Start of Extracted data

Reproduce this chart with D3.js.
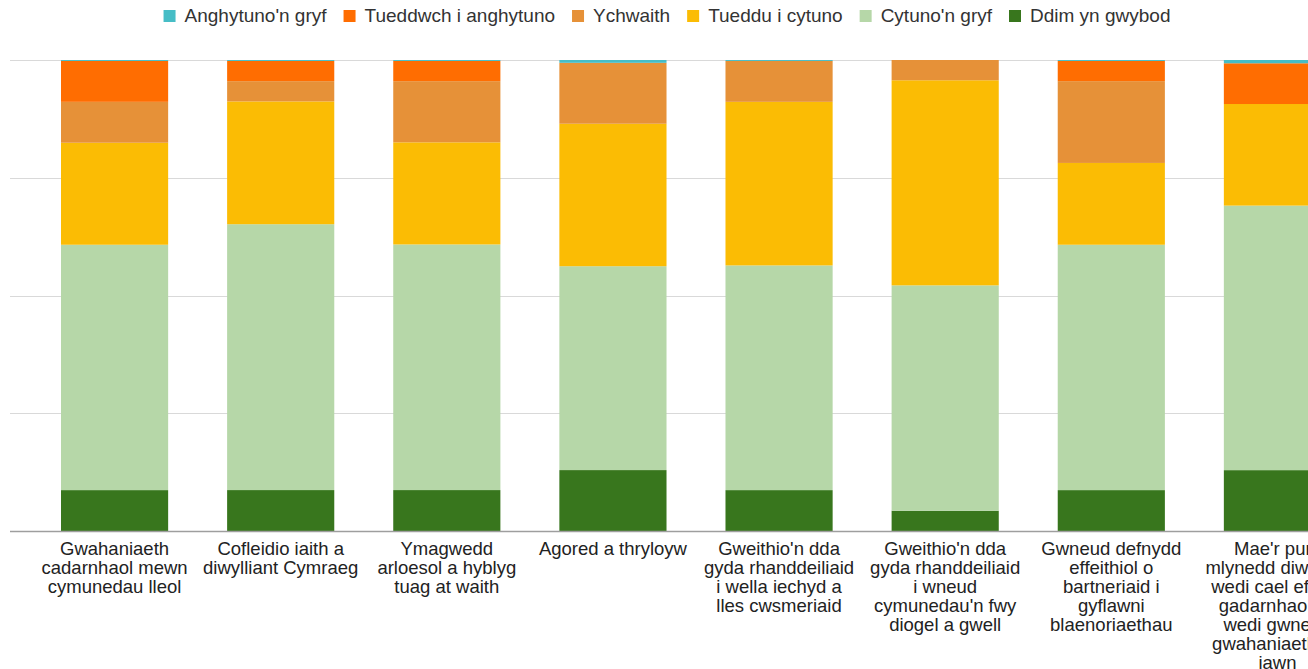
<!DOCTYPE html>
<html>
<head>
<meta charset="utf-8">
<script src="https://cdn.jsdelivr.net/npm/d3@7"></script>
<style>
  html, body { margin: 0; padding: 0; background: #fff; overflow: hidden; }
  svg { display: block; font-family: "Liberation Sans", Arial, sans-serif; }
</style>
</head>
<body>
<div id="chart"></div>
<script>
// categories (line breaks as drawn under each bar)
var categories = [
  "Gwahaniaeth\ncadarnhaol mewn\ncymunedau lleol",
  "Cofleidio iaith a\ndiwylliant Cymraeg",
  "Ymagwedd\narloesol a hyblyg\ntuag at waith",
  "Agored a thryloyw",
  "Gweithio'n dda\ngyda rhanddeiliaid\ni wella iechyd a\nlles cwsmeriaid",
  "Gweithio'n dda\ngyda rhanddeiliaid\ni wneud\ncymunedau'n fwy\ndiogel a gwell",
  "Gwneud defnydd\neffeithiol o\nbartneriaid i\ngyflawni\nblaenoriaethau",
  "Mae'r pum\nmlynedd diwethaf\nwedi cael effaith\ngadarnhaol ac\nwedi gwneud\ngwahaniaeth go\niawn"
];

var seriesNames = ["Anghytuno'n gryf", "Tueddwch i anghytuno", "Ychwaith", "Tueddu i cytuno", "Cytuno'n gryf", "Ddim yn gwybod"];
var seriesColors = ["#46bdc6", "#ff6d01", "#e69138", "#fbbc04", "#b6d7a8", "#38761d"];

// percentages per category
var anghytunoGryf = [0.2, 0.2, 0.2, 0.6, 0.2, 0.0, 0.2, 0.7];
var tueddwchAnghytuno = [8.7, 4.3, 4.3, 0.0, 0.0, 0.0, 4.3, 8.7];
var ychwaith = [8.7, 4.3, 13.0, 13.0, 8.7, 4.3, 17.4, 0.0];
var tueddduCytuno = [21.7, 26.1, 21.7, 30.4, 34.8, 43.5, 17.4, 21.7];
var cytunoGryf = [52.2, 56.5, 52.2, 43.5, 47.8, 47.8, 52.2, 56.5];
var ddimGwybod = [8.7, 8.7, 8.7, 13.0, 8.7, 4.3, 8.7, 13.0];

var seriesValues = [anghytunoGryf, tueddwchAnghytuno, ychwaith, tueddduCytuno, cytunoGryf, ddimGwybod];

var gridTicks = [0, 0.25, 0.5, 0.75, 1];

var width = 1308, height = 669;

var svg = d3.select('#chart').append('svg')
    .attr('width', width)
    .attr('height', height);

// table for the stack
var table = categories.map(function (c, i) {
  var row = { cat: c };
  seriesNames.forEach(function (s, j) { row[s] = seriesValues[j][i]; });
  return row;
});

// draw from bottom up: Ddim yn gwybod first
var stackKeys = seriesNames.slice().reverse();
var stacked = d3.stack().keys(stackKeys).offset(d3.stackOffsetExpand)(table);

var x = d3.scaleBand()
    .domain(categories)
    .range([10, 1382])
    .paddingInner(0.355)
    .paddingOuter(0.307);

var y = d3.scaleLinear().domain([0, 1]).range([531, 60]);

// gridlines
svg.append('g')
  .selectAll('line')
  .data(gridTicks)
  .join('line')
    .attr('x1', 10)
    .attr('x2', width)
    .attr('y1', function (d) { return Math.round(y(d)) + 0.5; })
    .attr('y2', function (d) { return Math.round(y(d)) + 0.5; })
    .attr('stroke', '#d9d9d9')
    .attr('stroke-width', 1);

var color = d3.scaleOrdinal().domain(seriesNames).range(seriesColors);

// bars
svg.append('g')
  .selectAll('g')
  .data(stacked)
  .join('g')
    .attr('fill', function (d) { return color(d.key); })
  .selectAll('rect')
  .data(function (d) { return d; })
  .join('rect')
    .attr('x', function (d) { return x(d.data.cat); })
    .attr('width', x.bandwidth())
    .attr('y', function (d) { return y(d[1]); })
    .attr('height', function (d) { return y(d[0]) - y(d[1]); });

// baseline over bars
svg.append('line')
  .attr('x1', 10).attr('x2', width)
  .attr('y1', 531.5).attr('y2', 531.5)
  .attr('stroke', '#9e9e9e')
  .attr('stroke-width', 1.5);

// category labels
var labels = svg.append('g')
  .selectAll('text')
  .data(categories)
  .join('text')
    .attr('text-anchor', 'middle')
    .attr('font-size', 18.5)
    .attr('fill', '#222')
    .attr('x', function (d) { return x(d) + x.bandwidth() / 2; })
    .attr('y', 555);

labels.selectAll('tspan')
  .data(function (d) { return d.split('\n'); })
  .join('tspan')
    .attr('x', function () { return d3.select(this.parentNode).attr('x'); })
    .attr('dy', function (d, i) { return i === 0 ? 0 : 19; })
    .text(function (d) { return d; });

// legend
var legend = svg.append('g');
var items = legend.selectAll('g')
  .data(seriesNames)
  .join('g');

items.append('rect')
  .attr('width', 12)
  .attr('height', 12)
  .attr('y', 10)
  .attr('fill', function (d) { return color(d); });

items.append('text')
  .attr('x', 21)
  .attr('y', 22)
  .attr('font-size', 19)
  .attr('fill', '#333')
  .text(function (d) { return d; });

var pos = 0;
items.each(function () {
  var w = this.querySelector('text').getComputedTextLength();
  d3.select(this).attr('transform', 'translate(' + pos + ',0)');
  pos += 21 + w + 17;
});
var total = pos - 17;
legend.attr('transform', 'translate(' + (667 - total / 2) + ',0)');
</script>
</body>
</html>
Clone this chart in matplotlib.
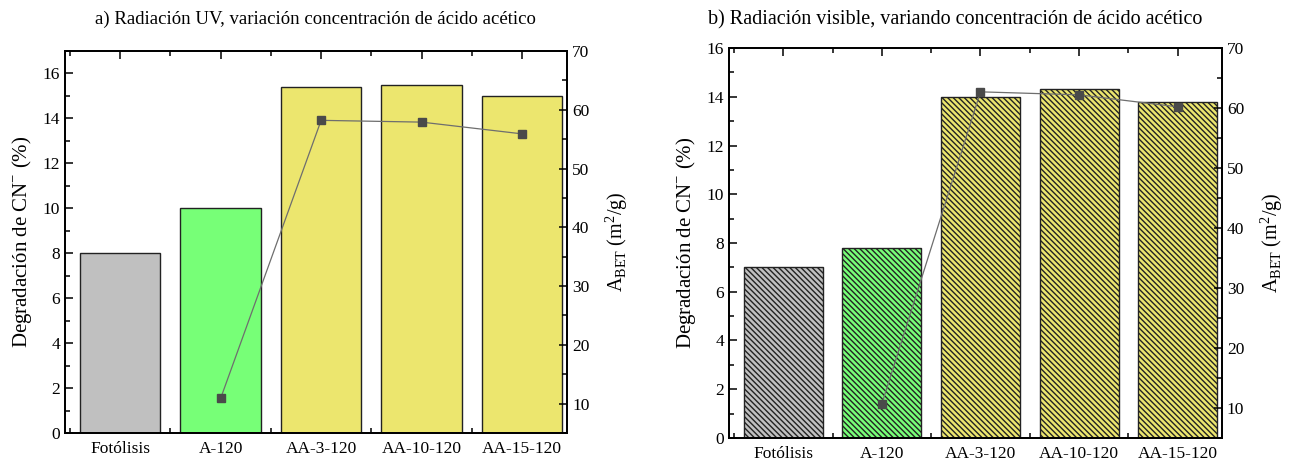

End of Extracted data

Challenge — Reproduce the whole listing above word for word, but not its pictures.

Reply —
Reproduce this chart with D3.js.
<!DOCTYPE html>
<html>
<head>
<meta charset="utf-8">
<script src="https://cdn.jsdelivr.net/npm/d3@7"></script>
<style>
  html, body { margin: 0; padding: 0; background: #fff; overflow: hidden; }
  svg { display: block; font-family: "Liberation Sans", Arial, sans-serif; }
</style>
</head>
<body>
<div id="chart"></div>
<script>
// categories (line breaks as drawn under each bar)
var categories = [
  "Gwahaniaeth\ncadarnhaol mewn\ncymunedau lleol",
  "Cofleidio iaith a\ndiwylliant Cymraeg",
  "Ymagwedd\narloesol a hyblyg\ntuag at waith",
  "Agored a thryloyw",
  "Gweithio'n dda\ngyda rhanddeiliaid\ni wella iechyd a\nlles cwsmeriaid",
  "Gweithio'n dda\ngyda rhanddeiliaid\ni wneud\ncymunedau'n fwy\ndiogel a gwell",
  "Gwneud defnydd\neffeithiol o\nbartneriaid i\ngyflawni\nblaenoriaethau",
  "Mae'r pum\nmlynedd diwethaf\nwedi cael effaith\ngadarnhaol ac\nwedi gwneud\ngwahaniaeth go\niawn"
];

var seriesNames = ["Anghytuno'n gryf", "Tueddwch i anghytuno", "Ychwaith", "Tueddu i cytuno", "Cytuno'n gryf", "Ddim yn gwybod"];
var seriesColors = ["#46bdc6", "#ff6d01", "#e69138", "#fbbc04", "#b6d7a8", "#38761d"];

// percentages per category
var anghytunoGryf = [0.2, 0.2, 0.2, 0.6, 0.2, 0.0, 0.2, 0.7];
var tueddwchAnghytuno = [8.7, 4.3, 4.3, 0.0, 0.0, 0.0, 4.3, 8.7];
var ychwaith = [8.7, 4.3, 13.0, 13.0, 8.7, 4.3, 17.4, 0.0];
var tueddduCytuno = [21.7, 26.1, 21.7, 30.4, 34.8, 43.5, 17.4, 21.7];
var cytunoGryf = [52.2, 56.5, 52.2, 43.5, 47.8, 47.8, 52.2, 56.5];
var ddimGwybod = [8.7, 8.7, 8.7, 13.0, 8.7, 4.3, 8.7, 13.0];

var seriesValues = [anghytunoGryf, tueddwchAnghytuno, ychwaith, tueddduCytuno, cytunoGryf, ddimGwybod];

var gridTicks = [0, 0.25, 0.5, 0.75, 1];

var width = 1308, height = 669;

var svg = d3.select('#chart').append('svg')
    .attr('width', width)
    .attr('height', height);

// table for the stack
var table = categories.map(function (c, i) {
  var row = { cat: c };
  seriesNames.forEach(function (s, j) { row[s] = seriesValues[j][i]; });
  return row;
});

// draw from bottom up: Ddim yn gwybod first
var stackKeys = seriesNames.slice().reverse();
var stacked = d3.stack().keys(stackKeys).offset(d3.stackOffsetExpand)(table);

var x = d3.scaleBand()
    .domain(categories)
    .range([10, 1382])
    .paddingInner(0.355)
    .paddingOuter(0.307);

var y = d3.scaleLinear().domain([0, 1]).range([531, 60]);

// gridlines
svg.append('g')
  .selectAll('line')
  .data(gridTicks)
  .join('line')
    .attr('x1', 10)
    .attr('x2', width)
    .attr('y1', function (d) { return Math.round(y(d)) + 0.5; })
    .attr('y2', function (d) { return Math.round(y(d)) + 0.5; })
    .attr('stroke', '#d9d9d9')
    .attr('stroke-width', 1);

var color = d3.scaleOrdinal().domain(seriesNames).range(seriesColors);

// bars
svg.append('g')
  .selectAll('g')
  .data(stacked)
  .join('g')
    .attr('fill', function (d) { return color(d.key); })
  .selectAll('rect')
  .data(function (d) { return d; })
  .join('rect')
    .attr('x', function (d) { return x(d.data.cat); })
    .attr('width', x.bandwidth())
    .attr('y', function (d) { return y(d[1]); })
    .attr('height', function (d) { return y(d[0]) - y(d[1]); });

// baseline over bars
svg.append('line')
  .attr('x1', 10).attr('x2', width)
  .attr('y1', 531.5).attr('y2', 531.5)
  .attr('stroke', '#9e9e9e')
  .attr('stroke-width', 1.5);

// category labels
var labels = svg.append('g')
  .selectAll('text')
  .data(categories)
  .join('text')
    .attr('text-anchor', 'middle')
    .attr('font-size', 18.5)
    .attr('fill', '#222')
    .attr('x', function (d) { return x(d) + x.bandwidth() / 2; })
    .attr('y', 555);

labels.selectAll('tspan')
  .data(function (d) { return d.split('\n'); })
  .join('tspan')
    .attr('x', function () { return d3.select(this.parentNode).attr('x'); })
    .attr('dy', function (d, i) { return i === 0 ? 0 : 19; })
    .text(function (d) { return d; });

// legend
var legend = svg.append('g');
var items = legend.selectAll('g')
  .data(seriesNames)
  .join('g');

items.append('rect')
  .attr('width', 12)
  .attr('height', 12)
  .attr('y', 10)
  .attr('fill', function (d) { return color(d); });

items.append('text')
  .attr('x', 21)
  .attr('y', 22)
  .attr('font-size', 19)
  .attr('fill', '#333')
  .text(function (d) { return d; });

var pos = 0;
items.each(function () {
  var w = this.querySelector('text').getComputedTextLength();
  d3.select(this).attr('transform', 'translate(' + pos + ',0)');
  pos += 21 + w + 17;
});
var total = pos - 17;
legend.attr('transform', 'translate(' + (667 - total / 2) + ',0)');
</script>
</body>
</html>
Clone this chart in matplotlib.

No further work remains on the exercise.